** WHAT THE TASK REQUIRES **
Word for word, quote all of the material, omitting the pictures.

** STORED DATA **
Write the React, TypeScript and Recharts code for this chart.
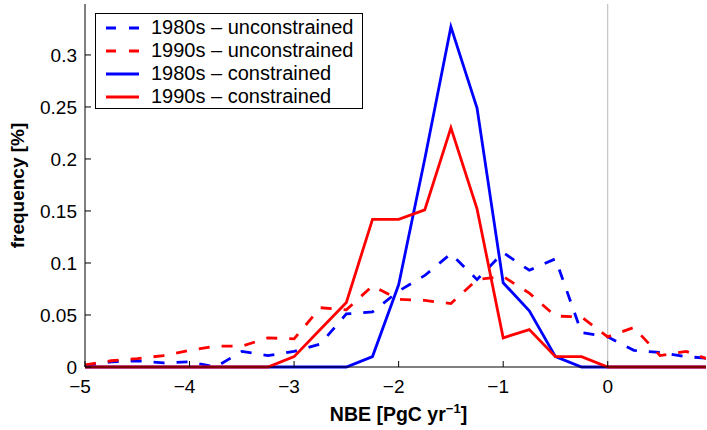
import { LineChart, Line, XAxis, YAxis, ReferenceLine, Legend, Label } from 'recharts';

// NBE bin centres [PgC/yr]
const nbe = [
  -5, -4.75, -4.5, -4.25, -4, -3.75, -3.5, -3.25, -3, -2.75, -2.5, -2.25,
  -2, -1.75, -1.5, -1.25, -1, -0.75, -0.5, -0.25, 0, 0.25, 0.5, 0.75, 1,
];

// frequency values
const unc1980s = [
  0.001, 0.005, 0.006, 0.004, 0.005, 0.0, 0.015, 0.011, 0.015, 0.022, 0.051, 0.053,
  0.073, 0.088, 0.109, 0.084, 0.11, 0.093, 0.104, 0.033, 0.029, 0.016, 0.014, 0.01, 0.008,
];
const unc1990s = [
  0.002, 0.006, 0.008, 0.011, 0.016, 0.02, 0.02, 0.028, 0.027, 0.057, 0.055, 0.078,
  0.065, 0.064, 0.061, 0.084, 0.087, 0.071, 0.049, 0.048, 0.029, 0.038, 0.011, 0.015, 0.006,
];
const con1980s = [
  0, 0, 0, 0, 0, 0, 0, 0, 0, 0, 0, 0.01,
  0.079, 0.2, 0.327, 0.249, 0.081, 0.054, 0.01, 0, 0, 0, 0, 0, 0,
];
const con1990s = [
  0, 0, 0, 0, 0, 0, 0, 0, 0.01, 0.036, 0.062, 0.142,
  0.142, 0.151, 0.23, 0.152, 0.028, 0.036, 0.01, 0.01, 0, 0, 0, 0, 0,
];

const xTicks = [-5, -4, -3, -2, -1, 0];
const yTicks = [0, 0.05, 0.1, 0.15, 0.2, 0.25, 0.3];

const data = nbe.map((x, i) => ({
  x,
  unc1980s: unc1980s[i],
  unc1990s: unc1990s[i],
  con1980s: con1980s[i],
  con1990s: con1990s[i],
}));

const series = [
  { key: 'unc1980s', name: '1980s \u2013 unconstrained', color: '#0000ff', dashed: true },
  { key: 'unc1990s', name: '1990s \u2013 unconstrained', color: '#ff0000', dashed: true },
  { key: 'con1980s', name: '1980s \u2013 constrained', color: '#0000ff', dashed: false },
  { key: 'con1990s', name: '1990s \u2013 constrained', color: '#ff0000', dashed: false },
];

const FONT = '"Liberation Sans", Arial, Helvetica, sans-serif';
const tickStyle = { fill: '#000', fontSize: 19, fontFamily: FONT };

// x tick label: minus sign, negative labels sit a little left like the original
const XTick = (props: any) => {
  const { x, y, payload } = props;
  const v = payload.value as number;
  return (
    <text
      x={v < 0 ? x - 5 : x}
      y={y}
      dy="0.71em"
      textAnchor="middle"
      fill="#000"
      fontSize={19}
      fontFamily={FONT}
    >
      {v < 0 ? '\u2212' + Math.abs(v) : String(v)}
    </text>
  );
};

const renderLegend = () => (
  <div
    style={{
      width: 268,
      height: 96,
      border: '1px solid #000',
      background: '#fff',
      boxSizing: 'border-box',
      fontFamily: FONT,
      fontSize: 20,
      color: '#000',
      paddingTop: 2,
    }}
  >
    {series.map((s) => (
      <div key={s.key} style={{ display: 'flex', alignItems: 'center', height: 23 }}>
        <svg width={33} height={4} style={{ marginLeft: 10, marginRight: 12 }}>
          <line
            x1={0}
            y1={2}
            x2={33}
            y2={2}
            stroke={s.color}
            strokeWidth={2.8}
            strokeDasharray={s.dashed ? '10 13' : undefined}
          />
        </svg>
        <span style={{ whiteSpace: 'nowrap' }}>{s.name}</span>
      </div>
    ))}
  </div>
);

const XTitle = (props: any) => {
  const vb = props.viewBox;
  return (
    <text
      x={vb.x + vb.width / 2 + 3}
      y={vb.y + 54}
      textAnchor="middle"
      fontFamily={FONT}
      fontSize={19.5}
      fontWeight="bold"
      fill="#000"
    >
      NBE [PgC yr
      <tspan dy={-8} fontSize={13}>
        {'\u22121'}
      </tspan>
      <tspan dy={8}>]</tspan>
    </text>
  );
};

const YTitle = (props: any) => {
  const vb = props.viewBox;
  const cx = 24;
  const cy = vb.y + vb.height / 2;
  return (
    <text
      x={cx}
      y={cy}
      transform={`rotate(-90, ${cx}, ${cy})`}
      textAnchor="middle"
      fontFamily={FONT}
      fontSize={19}
      fontWeight="bold"
      fill="#000"
    >
      frequency [%]
    </text>
  );
};

export default function App() {
  return (
    <div style={{ position: 'absolute', left: 0, top: 0, background: '#fff' }}>
      <LineChart width={707} height={430} data={data} margin={{ top: 4, right: 1, left: 0, bottom: 0 }}>
        <XAxis
          dataKey="x"
          type="number"
          domain={[-5, 0.94]}
          ticks={xTicks}
          allowDataOverflow
          height={63}
          tickSize={-6}
          tickMargin={19}
          stroke="#000"
          tick={<XTick />}
        >
          <Label content={XTitle} />
        </XAxis>
        <XAxis
          xAxisId="top"
          orientation="top"
          type="number"
          domain={[-5, 0.94]}
          ticks={xTicks}
          allowDataOverflow
          height={0}
          tickSize={-6}
          tick={false}
          stroke="#000"
        />
        <YAxis
          type="number"
          domain={[0, 0.349]}
          ticks={yTicks}
          width={85}
          tickSize={-6}
          tickMargin={14}
          stroke="#000"
          tick={tickStyle}
        >
          <Label content={YTitle} />
        </YAxis>
        <YAxis
          yAxisId="right"
          orientation="right"
          type="number"
          domain={[0, 0.349]}
          ticks={yTicks}
          width={0}
          tickSize={-6}
          tick={false}
          stroke="#000"
        />
        <ReferenceLine x={0} stroke="#b8b8b8" strokeWidth={1} />
        {series.map((s) => (
          <Line
            key={s.key}
            dataKey={s.key}
            name={s.name}
            stroke={s.color}
            strokeWidth={2.8}
            strokeDasharray={s.dashed ? '11 12' : undefined}
            dot={false}
            activeDot={false}
            isAnimationActive={false}
          />
        ))}
        <Legend
          content={renderLegend}
          layout="vertical"
          align="center"
          verticalAlign="middle"
          wrapperStyle={{ left: 95, top: 13, width: 'auto' }}
        />
      </LineChart>
    </div>
  );
}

** COMPLETE ANSWER **
Write the React, TypeScript and Recharts code for this chart.
import { LineChart, Line, XAxis, YAxis, ReferenceLine, Legend, Label } from 'recharts';

// NBE bin centres [PgC/yr]
const nbe = [
  -5, -4.75, -4.5, -4.25, -4, -3.75, -3.5, -3.25, -3, -2.75, -2.5, -2.25,
  -2, -1.75, -1.5, -1.25, -1, -0.75, -0.5, -0.25, 0, 0.25, 0.5, 0.75, 1,
];

// frequency values
const unc1980s = [
  0.001, 0.005, 0.006, 0.004, 0.005, 0.0, 0.015, 0.011, 0.015, 0.022, 0.051, 0.053,
  0.073, 0.088, 0.109, 0.084, 0.11, 0.093, 0.104, 0.033, 0.029, 0.016, 0.014, 0.01, 0.008,
];
const unc1990s = [
  0.002, 0.006, 0.008, 0.011, 0.016, 0.02, 0.02, 0.028, 0.027, 0.057, 0.055, 0.078,
  0.065, 0.064, 0.061, 0.084, 0.087, 0.071, 0.049, 0.048, 0.029, 0.038, 0.011, 0.015, 0.006,
];
const con1980s = [
  0, 0, 0, 0, 0, 0, 0, 0, 0, 0, 0, 0.01,
  0.079, 0.2, 0.327, 0.249, 0.081, 0.054, 0.01, 0, 0, 0, 0, 0, 0,
];
const con1990s = [
  0, 0, 0, 0, 0, 0, 0, 0, 0.01, 0.036, 0.062, 0.142,
  0.142, 0.151, 0.23, 0.152, 0.028, 0.036, 0.01, 0.01, 0, 0, 0, 0, 0,
];

const xTicks = [-5, -4, -3, -2, -1, 0];
const yTicks = [0, 0.05, 0.1, 0.15, 0.2, 0.25, 0.3];

const data = nbe.map((x, i) => ({
  x,
  unc1980s: unc1980s[i],
  unc1990s: unc1990s[i],
  con1980s: con1980s[i],
  con1990s: con1990s[i],
}));

const series = [
  { key: 'unc1980s', name: '1980s \u2013 unconstrained', color: '#0000ff', dashed: true },
  { key: 'unc1990s', name: '1990s \u2013 unconstrained', color: '#ff0000', dashed: true },
  { key: 'con1980s', name: '1980s \u2013 constrained', color: '#0000ff', dashed: false },
  { key: 'con1990s', name: '1990s \u2013 constrained', color: '#ff0000', dashed: false },
];

const FONT = '"Liberation Sans", Arial, Helvetica, sans-serif';
const tickStyle = { fill: '#000', fontSize: 19, fontFamily: FONT };

// x tick label: minus sign, negative labels sit a little left like the original
const XTick = (props: any) => {
  const { x, y, payload } = props;
  const v = payload.value as number;
  return (
    <text
      x={v < 0 ? x - 5 : x}
      y={y}
      dy="0.71em"
      textAnchor="middle"
      fill="#000"
      fontSize={19}
      fontFamily={FONT}
    >
      {v < 0 ? '\u2212' + Math.abs(v) : String(v)}
    </text>
  );
};

const renderLegend = () => (
  <div
    style={{
      width: 268,
      height: 96,
      border: '1px solid #000',
      background: '#fff',
      boxSizing: 'border-box',
      fontFamily: FONT,
      fontSize: 20,
      color: '#000',
      paddingTop: 2,
    }}
  >
    {series.map((s) => (
      <div key={s.key} style={{ display: 'flex', alignItems: 'center', height: 23 }}>
        <svg width={33} height={4} style={{ marginLeft: 10, marginRight: 12 }}>
          <line
            x1={0}
            y1={2}
            x2={33}
            y2={2}
            stroke={s.color}
            strokeWidth={2.8}
            strokeDasharray={s.dashed ? '10 13' : undefined}
          />
        </svg>
        <span style={{ whiteSpace: 'nowrap' }}>{s.name}</span>
      </div>
    ))}
  </div>
);

const XTitle = (props: any) => {
  const vb = props.viewBox;
  return (
    <text
      x={vb.x + vb.width / 2 + 3}
      y={vb.y + 54}
      textAnchor="middle"
      fontFamily={FONT}
      fontSize={19.5}
      fontWeight="bold"
      fill="#000"
    >
      NBE [PgC yr
      <tspan dy={-8} fontSize={13}>
        {'\u22121'}
      </tspan>
      <tspan dy={8}>]</tspan>
    </text>
  );
};

const YTitle = (props: any) => {
  const vb = props.viewBox;
  const cx = 24;
  const cy = vb.y + vb.height / 2;
  return (
    <text
      x={cx}
      y={cy}
      transform={`rotate(-90, ${cx}, ${cy})`}
      textAnchor="middle"
      fontFamily={FONT}
      fontSize={19}
      fontWeight="bold"
      fill="#000"
    >
      frequency [%]
    </text>
  );
};

export default function App() {
  return (
    <div style={{ position: 'absolute', left: 0, top: 0, background: '#fff' }}>
      <LineChart width={707} height={430} data={data} margin={{ top: 4, right: 1, left: 0, bottom: 0 }}>
        <XAxis
          dataKey="x"
          type="number"
          domain={[-5, 0.94]}
          ticks={xTicks}
          allowDataOverflow
          height={63}
          tickSize={-6}
          tickMargin={19}
          stroke="#000"
          tick={<XTick />}
        >
          <Label content={XTitle} />
        </XAxis>
        <XAxis
          xAxisId="top"
          orientation="top"
          type="number"
          domain={[-5, 0.94]}
          ticks={xTicks}
          allowDataOverflow
          height={0}
          tickSize={-6}
          tick={false}
          stroke="#000"
        />
        <YAxis
          type="number"
          domain={[0, 0.349]}
          ticks={yTicks}
          width={85}
          tickSize={-6}
          tickMargin={14}
          stroke="#000"
          tick={tickStyle}
        >
          <Label content={YTitle} />
        </YAxis>
        <YAxis
          yAxisId="right"
          orientation="right"
          type="number"
          domain={[0, 0.349]}
          ticks={yTicks}
          width={0}
          tickSize={-6}
          tick={false}
          stroke="#000"
        />
        <ReferenceLine x={0} stroke="#b8b8b8" strokeWidth={1} />
        {series.map((s) => (
          <Line
            key={s.key}
            dataKey={s.key}
            name={s.name}
            stroke={s.color}
            strokeWidth={2.8}
            strokeDasharray={s.dashed ? '11 12' : undefined}
            dot={false}
            activeDot={false}
            isAnimationActive={false}
          />
        ))}
        <Legend
          content={renderLegend}
          layout="vertical"
          align="center"
          verticalAlign="middle"
          wrapperStyle={{ left: 95, top: 13, width: 'auto' }}
        />
      </LineChart>
    </div>
  );
}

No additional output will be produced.